Exercise prompt: Please write out the material that follows, exactly as it stands.

Data segment:
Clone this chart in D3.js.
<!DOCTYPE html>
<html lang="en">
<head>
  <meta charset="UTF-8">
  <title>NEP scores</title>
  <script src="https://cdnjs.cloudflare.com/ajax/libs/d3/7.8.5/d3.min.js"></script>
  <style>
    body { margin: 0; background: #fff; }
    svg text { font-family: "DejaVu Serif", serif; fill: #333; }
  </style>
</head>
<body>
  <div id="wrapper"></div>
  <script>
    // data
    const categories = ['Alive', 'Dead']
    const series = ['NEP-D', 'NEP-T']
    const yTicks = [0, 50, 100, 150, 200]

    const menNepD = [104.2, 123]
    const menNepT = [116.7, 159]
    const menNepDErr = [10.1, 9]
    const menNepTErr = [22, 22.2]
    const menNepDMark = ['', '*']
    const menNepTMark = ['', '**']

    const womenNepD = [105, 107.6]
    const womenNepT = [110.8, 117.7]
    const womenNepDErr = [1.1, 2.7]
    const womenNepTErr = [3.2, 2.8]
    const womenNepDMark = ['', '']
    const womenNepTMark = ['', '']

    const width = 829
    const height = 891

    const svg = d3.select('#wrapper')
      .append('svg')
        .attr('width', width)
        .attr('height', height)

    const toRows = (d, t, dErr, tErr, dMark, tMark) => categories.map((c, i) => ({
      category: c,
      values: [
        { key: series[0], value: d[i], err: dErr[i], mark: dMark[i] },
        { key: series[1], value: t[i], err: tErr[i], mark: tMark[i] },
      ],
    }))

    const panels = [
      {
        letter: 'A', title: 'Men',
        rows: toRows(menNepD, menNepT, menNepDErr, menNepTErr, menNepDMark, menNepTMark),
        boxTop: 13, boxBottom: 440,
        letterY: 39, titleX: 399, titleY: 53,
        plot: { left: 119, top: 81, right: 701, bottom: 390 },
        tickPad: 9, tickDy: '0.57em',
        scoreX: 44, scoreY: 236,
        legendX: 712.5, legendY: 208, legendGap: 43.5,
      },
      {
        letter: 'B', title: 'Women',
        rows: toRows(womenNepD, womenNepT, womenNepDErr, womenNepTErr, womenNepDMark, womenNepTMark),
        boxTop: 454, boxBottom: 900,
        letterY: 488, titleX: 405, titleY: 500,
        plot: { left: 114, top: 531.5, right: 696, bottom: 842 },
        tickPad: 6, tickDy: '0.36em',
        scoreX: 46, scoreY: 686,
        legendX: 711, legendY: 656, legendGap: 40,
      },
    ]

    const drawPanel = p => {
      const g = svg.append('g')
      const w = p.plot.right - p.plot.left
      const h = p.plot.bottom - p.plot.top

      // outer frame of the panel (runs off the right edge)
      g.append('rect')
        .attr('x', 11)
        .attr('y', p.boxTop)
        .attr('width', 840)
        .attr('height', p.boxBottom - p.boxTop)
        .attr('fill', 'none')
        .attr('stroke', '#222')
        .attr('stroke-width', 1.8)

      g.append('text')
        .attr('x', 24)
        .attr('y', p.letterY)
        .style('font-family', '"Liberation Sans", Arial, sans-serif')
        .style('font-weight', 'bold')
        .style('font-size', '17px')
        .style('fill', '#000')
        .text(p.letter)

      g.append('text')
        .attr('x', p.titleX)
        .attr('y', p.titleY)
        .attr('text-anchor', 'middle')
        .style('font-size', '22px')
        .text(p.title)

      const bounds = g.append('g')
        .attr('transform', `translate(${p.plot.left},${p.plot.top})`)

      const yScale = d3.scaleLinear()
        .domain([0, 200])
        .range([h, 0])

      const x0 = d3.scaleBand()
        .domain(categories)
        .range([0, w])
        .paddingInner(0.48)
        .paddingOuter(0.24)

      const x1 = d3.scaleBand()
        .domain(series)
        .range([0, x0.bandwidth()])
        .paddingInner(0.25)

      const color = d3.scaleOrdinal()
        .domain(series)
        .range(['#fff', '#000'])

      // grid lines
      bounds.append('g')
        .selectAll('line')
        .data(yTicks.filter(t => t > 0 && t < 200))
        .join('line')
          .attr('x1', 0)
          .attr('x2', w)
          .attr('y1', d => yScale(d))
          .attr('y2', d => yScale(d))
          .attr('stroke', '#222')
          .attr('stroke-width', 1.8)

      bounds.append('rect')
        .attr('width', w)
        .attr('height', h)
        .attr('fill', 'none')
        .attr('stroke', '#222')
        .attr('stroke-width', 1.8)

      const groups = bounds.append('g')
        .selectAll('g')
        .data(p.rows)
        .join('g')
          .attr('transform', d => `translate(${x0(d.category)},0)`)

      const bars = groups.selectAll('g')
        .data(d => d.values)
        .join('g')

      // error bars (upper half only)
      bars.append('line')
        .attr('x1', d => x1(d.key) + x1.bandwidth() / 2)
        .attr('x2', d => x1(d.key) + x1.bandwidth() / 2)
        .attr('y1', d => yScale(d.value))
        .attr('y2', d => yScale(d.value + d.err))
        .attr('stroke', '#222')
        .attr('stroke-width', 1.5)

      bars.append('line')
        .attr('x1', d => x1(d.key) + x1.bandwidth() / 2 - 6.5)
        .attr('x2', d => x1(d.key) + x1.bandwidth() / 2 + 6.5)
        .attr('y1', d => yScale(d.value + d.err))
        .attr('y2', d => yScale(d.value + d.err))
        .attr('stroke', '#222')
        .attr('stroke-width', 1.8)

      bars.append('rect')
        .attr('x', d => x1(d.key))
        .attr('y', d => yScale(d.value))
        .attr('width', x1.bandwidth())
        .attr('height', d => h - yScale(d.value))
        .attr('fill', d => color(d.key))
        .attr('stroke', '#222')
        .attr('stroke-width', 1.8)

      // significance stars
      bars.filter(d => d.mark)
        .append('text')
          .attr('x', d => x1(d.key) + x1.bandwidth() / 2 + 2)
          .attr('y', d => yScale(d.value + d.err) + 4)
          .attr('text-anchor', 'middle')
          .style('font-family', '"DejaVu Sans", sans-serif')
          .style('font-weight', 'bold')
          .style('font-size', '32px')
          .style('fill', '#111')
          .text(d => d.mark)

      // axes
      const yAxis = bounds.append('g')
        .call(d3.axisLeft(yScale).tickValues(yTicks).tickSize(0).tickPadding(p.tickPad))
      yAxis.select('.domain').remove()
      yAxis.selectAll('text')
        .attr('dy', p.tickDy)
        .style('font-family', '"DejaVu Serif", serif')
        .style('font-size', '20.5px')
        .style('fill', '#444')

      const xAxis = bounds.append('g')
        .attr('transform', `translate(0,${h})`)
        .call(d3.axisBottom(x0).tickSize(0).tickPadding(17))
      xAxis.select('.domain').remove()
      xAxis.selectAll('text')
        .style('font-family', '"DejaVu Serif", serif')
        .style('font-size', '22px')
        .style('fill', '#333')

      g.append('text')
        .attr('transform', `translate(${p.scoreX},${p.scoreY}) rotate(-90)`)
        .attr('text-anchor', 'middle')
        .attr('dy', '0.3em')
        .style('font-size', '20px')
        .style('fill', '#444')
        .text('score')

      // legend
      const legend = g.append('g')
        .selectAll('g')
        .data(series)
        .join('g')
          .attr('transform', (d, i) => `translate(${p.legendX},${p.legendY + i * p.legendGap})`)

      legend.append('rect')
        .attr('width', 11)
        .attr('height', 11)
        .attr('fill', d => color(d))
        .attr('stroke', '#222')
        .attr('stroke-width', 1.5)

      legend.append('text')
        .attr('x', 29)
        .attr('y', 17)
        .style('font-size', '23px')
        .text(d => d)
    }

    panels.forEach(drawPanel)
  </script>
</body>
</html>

Reply to the task:
Clone this chart in D3.js.
<!DOCTYPE html>
<html lang="en">
<head>
  <meta charset="UTF-8">
  <title>NEP scores</title>
  <script src="https://cdnjs.cloudflare.com/ajax/libs/d3/7.8.5/d3.min.js"></script>
  <style>
    body { margin: 0; background: #fff; }
    svg text { font-family: "DejaVu Serif", serif; fill: #333; }
  </style>
</head>
<body>
  <div id="wrapper"></div>
  <script>
    // data
    const categories = ['Alive', 'Dead']
    const series = ['NEP-D', 'NEP-T']
    const yTicks = [0, 50, 100, 150, 200]

    const menNepD = [104.2, 123]
    const menNepT = [116.7, 159]
    const menNepDErr = [10.1, 9]
    const menNepTErr = [22, 22.2]
    const menNepDMark = ['', '*']
    const menNepTMark = ['', '**']

    const womenNepD = [105, 107.6]
    const womenNepT = [110.8, 117.7]
    const womenNepDErr = [1.1, 2.7]
    const womenNepTErr = [3.2, 2.8]
    const womenNepDMark = ['', '']
    const womenNepTMark = ['', '']

    const width = 829
    const height = 891

    const svg = d3.select('#wrapper')
      .append('svg')
        .attr('width', width)
        .attr('height', height)

    const toRows = (d, t, dErr, tErr, dMark, tMark) => categories.map((c, i) => ({
      category: c,
      values: [
        { key: series[0], value: d[i], err: dErr[i], mark: dMark[i] },
        { key: series[1], value: t[i], err: tErr[i], mark: tMark[i] },
      ],
    }))

    const panels = [
      {
        letter: 'A', title: 'Men',
        rows: toRows(menNepD, menNepT, menNepDErr, menNepTErr, menNepDMark, menNepTMark),
        boxTop: 13, boxBottom: 440,
        letterY: 39, titleX: 399, titleY: 53,
        plot: { left: 119, top: 81, right: 701, bottom: 390 },
        tickPad: 9, tickDy: '0.57em',
        scoreX: 44, scoreY: 236,
        legendX: 712.5, legendY: 208, legendGap: 43.5,
      },
      {
        letter: 'B', title: 'Women',
        rows: toRows(womenNepD, womenNepT, womenNepDErr, womenNepTErr, womenNepDMark, womenNepTMark),
        boxTop: 454, boxBottom: 900,
        letterY: 488, titleX: 405, titleY: 500,
        plot: { left: 114, top: 531.5, right: 696, bottom: 842 },
        tickPad: 6, tickDy: '0.36em',
        scoreX: 46, scoreY: 686,
        legendX: 711, legendY: 656, legendGap: 40,
      },
    ]

    const drawPanel = p => {
      const g = svg.append('g')
      const w = p.plot.right - p.plot.left
      const h = p.plot.bottom - p.plot.top

      // outer frame of the panel (runs off the right edge)
      g.append('rect')
        .attr('x', 11)
        .attr('y', p.boxTop)
        .attr('width', 840)
        .attr('height', p.boxBottom - p.boxTop)
        .attr('fill', 'none')
        .attr('stroke', '#222')
        .attr('stroke-width', 1.8)

      g.append('text')
        .attr('x', 24)
        .attr('y', p.letterY)
        .style('font-family', '"Liberation Sans", Arial, sans-serif')
        .style('font-weight', 'bold')
        .style('font-size', '17px')
        .style('fill', '#000')
        .text(p.letter)

      g.append('text')
        .attr('x', p.titleX)
        .attr('y', p.titleY)
        .attr('text-anchor', 'middle')
        .style('font-size', '22px')
        .text(p.title)

      const bounds = g.append('g')
        .attr('transform', `translate(${p.plot.left},${p.plot.top})`)

      const yScale = d3.scaleLinear()
        .domain([0, 200])
        .range([h, 0])

      const x0 = d3.scaleBand()
        .domain(categories)
        .range([0, w])
        .paddingInner(0.48)
        .paddingOuter(0.24)

      const x1 = d3.scaleBand()
        .domain(series)
        .range([0, x0.bandwidth()])
        .paddingInner(0.25)

      const color = d3.scaleOrdinal()
        .domain(series)
        .range(['#fff', '#000'])

      // grid lines
      bounds.append('g')
        .selectAll('line')
        .data(yTicks.filter(t => t > 0 && t < 200))
        .join('line')
          .attr('x1', 0)
          .attr('x2', w)
          .attr('y1', d => yScale(d))
          .attr('y2', d => yScale(d))
          .attr('stroke', '#222')
          .attr('stroke-width', 1.8)

      bounds.append('rect')
        .attr('width', w)
        .attr('height', h)
        .attr('fill', 'none')
        .attr('stroke', '#222')
        .attr('stroke-width', 1.8)

      const groups = bounds.append('g')
        .selectAll('g')
        .data(p.rows)
        .join('g')
          .attr('transform', d => `translate(${x0(d.category)},0)`)

      const bars = groups.selectAll('g')
        .data(d => d.values)
        .join('g')

      // error bars (upper half only)
      bars.append('line')
        .attr('x1', d => x1(d.key) + x1.bandwidth() / 2)
        .attr('x2', d => x1(d.key) + x1.bandwidth() / 2)
        .attr('y1', d => yScale(d.value))
        .attr('y2', d => yScale(d.value + d.err))
        .attr('stroke', '#222')
        .attr('stroke-width', 1.5)

      bars.append('line')
        .attr('x1', d => x1(d.key) + x1.bandwidth() / 2 - 6.5)
        .attr('x2', d => x1(d.key) + x1.bandwidth() / 2 + 6.5)
        .attr('y1', d => yScale(d.value + d.err))
        .attr('y2', d => yScale(d.value + d.err))
        .attr('stroke', '#222')
        .attr('stroke-width', 1.8)

      bars.append('rect')
        .attr('x', d => x1(d.key))
        .attr('y', d => yScale(d.value))
        .attr('width', x1.bandwidth())
        .attr('height', d => h - yScale(d.value))
        .attr('fill', d => color(d.key))
        .attr('stroke', '#222')
        .attr('stroke-width', 1.8)

      // significance stars
      bars.filter(d => d.mark)
        .append('text')
          .attr('x', d => x1(d.key) + x1.bandwidth() / 2 + 2)
          .attr('y', d => yScale(d.value + d.err) + 4)
          .attr('text-anchor', 'middle')
          .style('font-family', '"DejaVu Sans", sans-serif')
          .style('font-weight', 'bold')
          .style('font-size', '32px')
          .style('fill', '#111')
          .text(d => d.mark)

      // axes
      const yAxis = bounds.append('g')
        .call(d3.axisLeft(yScale).tickValues(yTicks).tickSize(0).tickPadding(p.tickPad))
      yAxis.select('.domain').remove()
      yAxis.selectAll('text')
        .attr('dy', p.tickDy)
        .style('font-family', '"DejaVu Serif", serif')
        .style('font-size', '20.5px')
        .style('fill', '#444')

      const xAxis = bounds.append('g')
        .attr('transform', `translate(0,${h})`)
        .call(d3.axisBottom(x0).tickSize(0).tickPadding(17))
      xAxis.select('.domain').remove()
      xAxis.selectAll('text')
        .style('font-family', '"DejaVu Serif", serif')
        .style('font-size', '22px')
        .style('fill', '#333')

      g.append('text')
        .attr('transform', `translate(${p.scoreX},${p.scoreY}) rotate(-90)`)
        .attr('text-anchor', 'middle')
        .attr('dy', '0.3em')
        .style('font-size', '20px')
        .style('fill', '#444')
        .text('score')

      // legend
      const legend = g.append('g')
        .selectAll('g')
        .data(series)
        .join('g')
          .attr('transform', (d, i) => `translate(${p.legendX},${p.legendY + i * p.legendGap})`)

      legend.append('rect')
        .attr('width', 11)
        .attr('height', 11)
        .attr('fill', d => color(d))
        .attr('stroke', '#222')
        .attr('stroke-width', 1.5)

      legend.append('text')
        .attr('x', 29)
        .attr('y', 17)
        .style('font-size', '23px')
        .text(d => d)
    }

    panels.forEach(drawPanel)
  </script>
</body>
</html>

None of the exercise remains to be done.